In older versions of A-Shell, random files were limited 2GB. This NOT the case now and the new limit is too large to worry about. Note, however, that sequential files, as well as old ISAM files, remain limited to 2GB.

Also BASORT remains limited to 2GB. You can, however, use the third-party Optech sort routine, which is much faster anyway; contact us for details if you have large files to sort, or complex sorting requirements not handled by BASORT.

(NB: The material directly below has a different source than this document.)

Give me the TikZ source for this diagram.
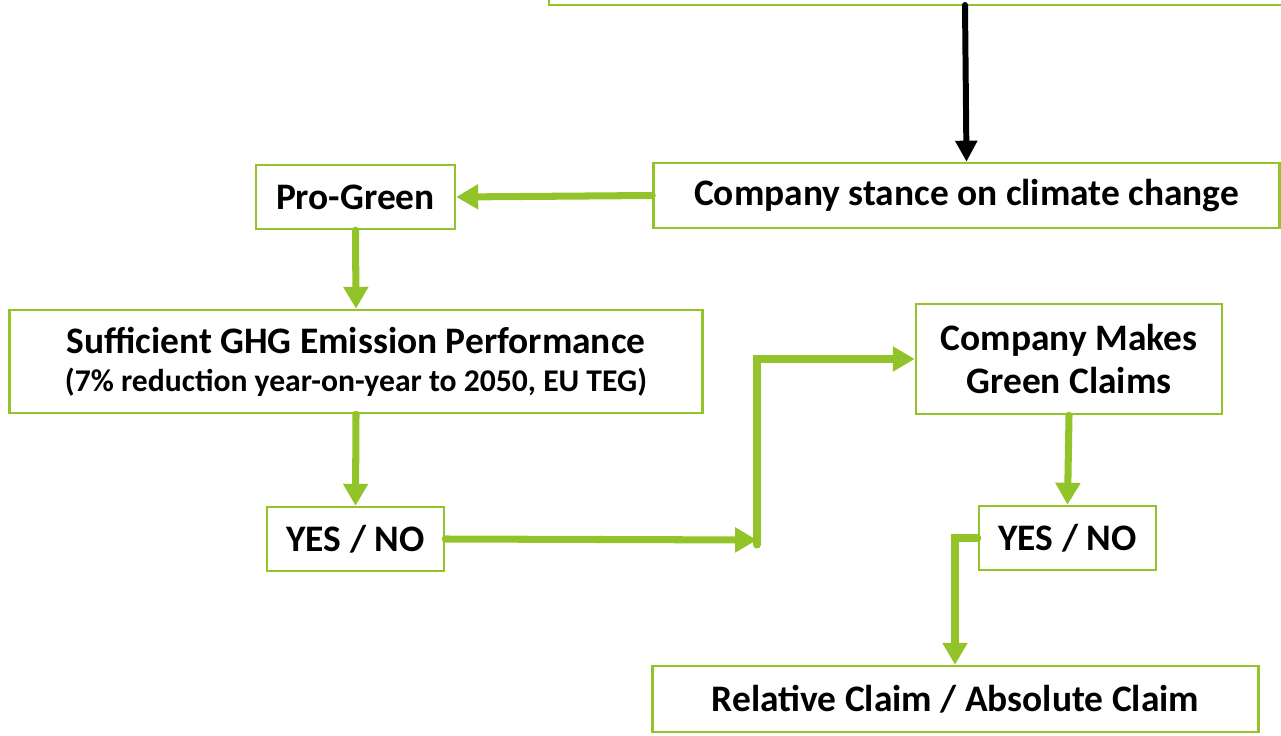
\documentclass[tikz,border=0pt]{standalone}
\usepackage{fontspec}
\setmainfont{Carlito}
\usetikzlibrary{arrows.meta}
\definecolor{grn}{RGB}{146,195,40}
\begin{document}
\begin{tikzpicture}[x=0.02cm,y=-0.02cm,
  box/.style={draw=grn, line width=1.4pt, fill=white, inner sep=0pt,
    align=center, font=\bfseries\fontsize{21.3}{24.5}\selectfont},
  link/.style={draw=grn, line width=4pt, line cap=round,
    -{Triangle[width=13.6pt,length=12.5pt]}},
  plain/.style={draw=grn, line width=4pt, line cap=round}]
\useasboundingbox (0,0) rectangle (1281,736);
\clip (0,0) rectangle (1281,736);

% boxes
\node[box, minimum width=760*0.02cm, minimum height=100*0.02cm] (top) at (929,-45) {};
\node[box, minimum width=626*0.02cm, minimum height=65*0.02cm] (stance) at (966.5,195.5) {Company stance on climate change};
\node[box, minimum width=199*0.02cm, minimum height=64*0.02cm] (pro) at (355.5,197) {Pro-Green};
\node[box, minimum width=693*0.02cm, minimum height=103*0.02cm] (suff) at (356,361.5)
  {Sufficient GHG Emission Performance\\[-3pt]{\fontsize{18}{21}\selectfont (7\% reduction year-on-year to 2050, EU TEG)}};
\node[box, minimum width=177*0.02cm, minimum height=64*0.02cm] (yn1) at (355.5,539) {YES / NO};
\node[box, minimum width=306*0.02cm, minimum height=110*0.02cm] (claims) at (1069,359) {Company Makes\\Green Claims};
\node[box, minimum width=177*0.02cm, minimum height=64*0.02cm] (yn2) at (1067.5,538) {YES / NO};
\node[box, minimum width=606*0.02cm, minimum height=66*0.02cm] (rel) at (955.5,699) {Relative Claim / Absolute Claim};

% junction points
\coordinate (j1) at (757,540);
\coordinate (j1low) at (757,545);
\coordinate (j2) at (955,538);

% connectors
\draw[line width=3.4pt, line cap=round, -{Triangle[width=12pt,length=12pt]}] (965,5) -- (stance.north);
\draw[link] (stance.west) -- (pro.east);
\draw[link] (pro.south) -- (suff.north);
\draw[link] (suff.south) -- (yn1.north);
\draw[link] (yn1.east) -- (j1);
\draw[link] (j1low) |- (claims.west);
\draw[link] (claims.south) -- (yn2.north);
\draw[link] (yn2.west) -- (j2) -- (rel.north -| j2);
\end{tikzpicture}
\end{document}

Implemented at this time was a runtime option to allow random files to grow record by record, sort of like sequential files, or like ISAM-A files. The motivation for this was initially just to get around the 2GB limit on sequential files for ISMUTL dump/load operations, but it may be useful in a variety of situations. Notes:

Enable the mode by setting bit GOP_EXTFIO (&h02) in the first bank of options and GOP2_AUTOX_RAN (&h01000000) in the second bank, using MX_GETOPTIONS, MX_SETOPTIONS:

xcall MIAMEX, MX_GETOPTIONS, options1, options2

OPTIONS1 = OPTIONS1 or GOP_EXTFIO

OPTIONS2 = OPTIONS2 or GOP2_AUTOX_RAN

xcall MIAMEX, MX_SETOPTIONS, options1, options2

 

Once set, the mode is available to all random files. (You can also set EXTFIO using SET EXTFIO or OPTIONS=EXTFIO.)
Since files grow record by record, you must use span'blocks mode to open the file, i.e.:

OPEN #1, FNAME$, RANDOM, RECSIZE, RECVAR, span'blocks

 

To create the initial file, you can use CREATE.LIT or ALLOCATE (to create a 1 block file) or MAKE.LIT to create a 0 block file. Or you can open the file for sequential output, then close it (also creating a 0 block file).
To write to the file, use the normal random file WRITE statements. If you attempt to write past the current end of the file, the file will be extended as needed (on a record by record basis).
To read from the file, use the normal random file READ statements. If you attempt to read past the end of the file, you will get the normal illegal record error (#31).
To determine exactly how many records are in the file, use XCALL SIZE, file, bytes and divide the size in bytes by the record size. (Using LOOKUP may be misleading since it returns the size as an integer number of blocks, although the actual size may not be an even multiple of 512 bytes.)
Since fundamentally (from the OS point of view) there is no difference between our "random" and "sequential" files, there is nothing preventing you from later accessing the file as a sequential file. However, you cannot change from random to sequential access without closing and reopening the file.
See the test program autox.bp SOSLIB:[908,39] for an example.

Old File Size Limits

Prior to removing the 2GB limit, this is what the docs said about file sizes:

Most versions of A-Shell, being a 32 bit application, have a file size limit of 2 GB. But we do offer a special version of A-Shell/Linux which eliminates that limitation, provided the kernel also supports the LFS (Large File System) option. Contact MicroSabio for details.

To determine if your version of A-Shell/Linux supports large files, launch it with the –d switch. If Large File Support is available, a message to that affect will be displayed.